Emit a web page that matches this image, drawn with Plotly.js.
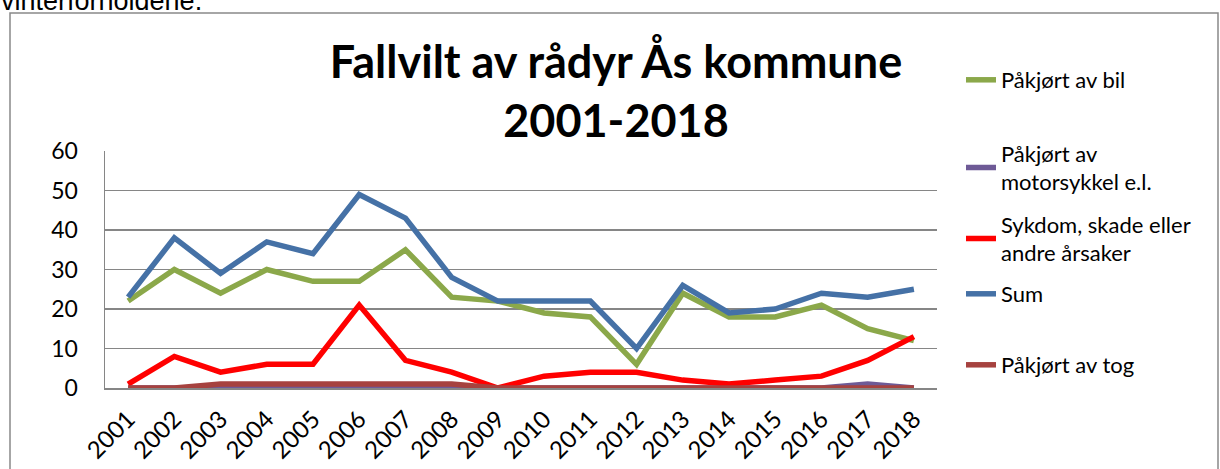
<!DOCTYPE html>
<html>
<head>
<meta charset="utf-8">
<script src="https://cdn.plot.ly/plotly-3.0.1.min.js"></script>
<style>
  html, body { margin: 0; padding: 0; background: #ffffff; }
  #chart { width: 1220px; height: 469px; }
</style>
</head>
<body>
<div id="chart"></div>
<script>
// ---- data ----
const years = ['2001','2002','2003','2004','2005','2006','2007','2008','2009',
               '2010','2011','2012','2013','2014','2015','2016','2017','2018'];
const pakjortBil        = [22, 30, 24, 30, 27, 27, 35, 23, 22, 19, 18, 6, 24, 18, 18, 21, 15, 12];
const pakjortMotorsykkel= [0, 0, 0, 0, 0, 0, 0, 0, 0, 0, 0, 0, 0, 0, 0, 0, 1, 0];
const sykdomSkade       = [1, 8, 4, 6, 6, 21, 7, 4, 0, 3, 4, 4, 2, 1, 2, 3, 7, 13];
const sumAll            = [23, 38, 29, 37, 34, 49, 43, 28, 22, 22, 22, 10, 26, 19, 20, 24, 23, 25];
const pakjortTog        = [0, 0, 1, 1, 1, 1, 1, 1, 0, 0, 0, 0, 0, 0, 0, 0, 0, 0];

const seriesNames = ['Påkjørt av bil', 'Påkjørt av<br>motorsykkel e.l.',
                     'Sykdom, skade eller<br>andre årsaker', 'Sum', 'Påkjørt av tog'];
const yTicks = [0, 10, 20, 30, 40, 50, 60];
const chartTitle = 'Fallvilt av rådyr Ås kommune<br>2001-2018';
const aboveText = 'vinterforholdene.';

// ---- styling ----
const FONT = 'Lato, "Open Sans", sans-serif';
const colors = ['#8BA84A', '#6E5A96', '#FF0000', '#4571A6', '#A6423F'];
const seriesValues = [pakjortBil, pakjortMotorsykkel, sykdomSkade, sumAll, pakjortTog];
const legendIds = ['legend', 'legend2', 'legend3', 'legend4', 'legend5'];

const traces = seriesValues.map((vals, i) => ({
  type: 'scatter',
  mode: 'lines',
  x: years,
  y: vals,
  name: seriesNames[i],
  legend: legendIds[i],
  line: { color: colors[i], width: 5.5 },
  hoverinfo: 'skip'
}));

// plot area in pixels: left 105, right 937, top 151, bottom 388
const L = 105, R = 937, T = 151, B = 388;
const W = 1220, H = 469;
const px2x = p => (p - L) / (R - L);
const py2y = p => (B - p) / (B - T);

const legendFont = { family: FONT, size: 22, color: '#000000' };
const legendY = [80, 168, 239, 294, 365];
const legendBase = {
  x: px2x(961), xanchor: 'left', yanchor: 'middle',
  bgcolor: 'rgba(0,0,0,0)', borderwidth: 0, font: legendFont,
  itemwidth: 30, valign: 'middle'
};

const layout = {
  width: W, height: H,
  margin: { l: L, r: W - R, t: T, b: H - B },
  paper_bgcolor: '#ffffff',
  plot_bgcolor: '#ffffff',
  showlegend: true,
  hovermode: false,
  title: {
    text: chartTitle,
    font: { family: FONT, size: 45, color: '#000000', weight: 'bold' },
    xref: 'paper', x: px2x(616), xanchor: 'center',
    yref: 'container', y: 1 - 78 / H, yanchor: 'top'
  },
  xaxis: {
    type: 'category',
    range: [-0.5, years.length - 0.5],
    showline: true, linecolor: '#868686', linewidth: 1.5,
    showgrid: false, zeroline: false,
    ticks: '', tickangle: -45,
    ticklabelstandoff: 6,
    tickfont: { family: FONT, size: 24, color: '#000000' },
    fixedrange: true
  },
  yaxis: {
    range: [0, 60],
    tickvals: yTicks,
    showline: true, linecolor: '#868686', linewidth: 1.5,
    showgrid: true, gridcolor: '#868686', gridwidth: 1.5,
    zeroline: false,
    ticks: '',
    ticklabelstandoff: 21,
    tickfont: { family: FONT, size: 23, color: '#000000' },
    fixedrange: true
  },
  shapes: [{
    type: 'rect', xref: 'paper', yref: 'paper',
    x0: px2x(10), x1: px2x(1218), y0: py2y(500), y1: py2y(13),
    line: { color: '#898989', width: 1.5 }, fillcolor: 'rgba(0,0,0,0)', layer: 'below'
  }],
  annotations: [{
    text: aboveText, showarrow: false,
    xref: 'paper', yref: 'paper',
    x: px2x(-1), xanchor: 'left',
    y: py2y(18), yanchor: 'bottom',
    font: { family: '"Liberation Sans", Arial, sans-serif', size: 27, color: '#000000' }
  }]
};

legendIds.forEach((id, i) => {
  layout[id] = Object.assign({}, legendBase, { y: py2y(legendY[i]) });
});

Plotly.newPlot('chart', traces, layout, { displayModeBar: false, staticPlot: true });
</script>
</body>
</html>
....................
## Direction
All of the material above needs to be restated exactly, with no pictures.

## Answer to this exercise
Emit a web page that matches this image, drawn with Plotly.js.
<!DOCTYPE html>
<html>
<head>
<meta charset="utf-8">
<script src="https://cdn.plot.ly/plotly-3.0.1.min.js"></script>
<style>
  html, body { margin: 0; padding: 0; background: #ffffff; }
  #chart { width: 1220px; height: 469px; }
</style>
</head>
<body>
<div id="chart"></div>
<script>
// ---- data ----
const years = ['2001','2002','2003','2004','2005','2006','2007','2008','2009',
               '2010','2011','2012','2013','2014','2015','2016','2017','2018'];
const pakjortBil        = [22, 30, 24, 30, 27, 27, 35, 23, 22, 19, 18, 6, 24, 18, 18, 21, 15, 12];
const pakjortMotorsykkel= [0, 0, 0, 0, 0, 0, 0, 0, 0, 0, 0, 0, 0, 0, 0, 0, 1, 0];
const sykdomSkade       = [1, 8, 4, 6, 6, 21, 7, 4, 0, 3, 4, 4, 2, 1, 2, 3, 7, 13];
const sumAll            = [23, 38, 29, 37, 34, 49, 43, 28, 22, 22, 22, 10, 26, 19, 20, 24, 23, 25];
const pakjortTog        = [0, 0, 1, 1, 1, 1, 1, 1, 0, 0, 0, 0, 0, 0, 0, 0, 0, 0];

const seriesNames = ['Påkjørt av bil', 'Påkjørt av<br>motorsykkel e.l.',
                     'Sykdom, skade eller<br>andre årsaker', 'Sum', 'Påkjørt av tog'];
const yTicks = [0, 10, 20, 30, 40, 50, 60];
const chartTitle = 'Fallvilt av rådyr Ås kommune<br>2001-2018';
const aboveText = 'vinterforholdene.';

// ---- styling ----
const FONT = 'Lato, "Open Sans", sans-serif';
const colors = ['#8BA84A', '#6E5A96', '#FF0000', '#4571A6', '#A6423F'];
const seriesValues = [pakjortBil, pakjortMotorsykkel, sykdomSkade, sumAll, pakjortTog];
const legendIds = ['legend', 'legend2', 'legend3', 'legend4', 'legend5'];

const traces = seriesValues.map((vals, i) => ({
  type: 'scatter',
  mode: 'lines',
  x: years,
  y: vals,
  name: seriesNames[i],
  legend: legendIds[i],
  line: { color: colors[i], width: 5.5 },
  hoverinfo: 'skip'
}));

// plot area in pixels: left 105, right 937, top 151, bottom 388
const L = 105, R = 937, T = 151, B = 388;
const W = 1220, H = 469;
const px2x = p => (p - L) / (R - L);
const py2y = p => (B - p) / (B - T);

const legendFont = { family: FONT, size: 22, color: '#000000' };
const legendY = [80, 168, 239, 294, 365];
const legendBase = {
  x: px2x(961), xanchor: 'left', yanchor: 'middle',
  bgcolor: 'rgba(0,0,0,0)', borderwidth: 0, font: legendFont,
  itemwidth: 30, valign: 'middle'
};

const layout = {
  width: W, height: H,
  margin: { l: L, r: W - R, t: T, b: H - B },
  paper_bgcolor: '#ffffff',
  plot_bgcolor: '#ffffff',
  showlegend: true,
  hovermode: false,
  title: {
    text: chartTitle,
    font: { family: FONT, size: 45, color: '#000000', weight: 'bold' },
    xref: 'paper', x: px2x(616), xanchor: 'center',
    yref: 'container', y: 1 - 78 / H, yanchor: 'top'
  },
  xaxis: {
    type: 'category',
    range: [-0.5, years.length - 0.5],
    showline: true, linecolor: '#868686', linewidth: 1.5,
    showgrid: false, zeroline: false,
    ticks: '', tickangle: -45,
    ticklabelstandoff: 6,
    tickfont: { family: FONT, size: 24, color: '#000000' },
    fixedrange: true
  },
  yaxis: {
    range: [0, 60],
    tickvals: yTicks,
    showline: true, linecolor: '#868686', linewidth: 1.5,
    showgrid: true, gridcolor: '#868686', gridwidth: 1.5,
    zeroline: false,
    ticks: '',
    ticklabelstandoff: 21,
    tickfont: { family: FONT, size: 23, color: '#000000' },
    fixedrange: true
  },
  shapes: [{
    type: 'rect', xref: 'paper', yref: 'paper',
    x0: px2x(10), x1: px2x(1218), y0: py2y(500), y1: py2y(13),
    line: { color: '#898989', width: 1.5 }, fillcolor: 'rgba(0,0,0,0)', layer: 'below'
  }],
  annotations: [{
    text: aboveText, showarrow: false,
    xref: 'paper', yref: 'paper',
    x: px2x(-1), xanchor: 'left',
    y: py2y(18), yanchor: 'bottom',
    font: { family: '"Liberation Sans", Arial, sans-serif', size: 27, color: '#000000' }
  }]
};

legendIds.forEach((id, i) => {
  layout[id] = Object.assign({}, legendBase, { y: py2y(legendY[i]) });
});

Plotly.newPlot('chart', traces, layout, { displayModeBar: false, staticPlot: true });
</script>
</body>
</html>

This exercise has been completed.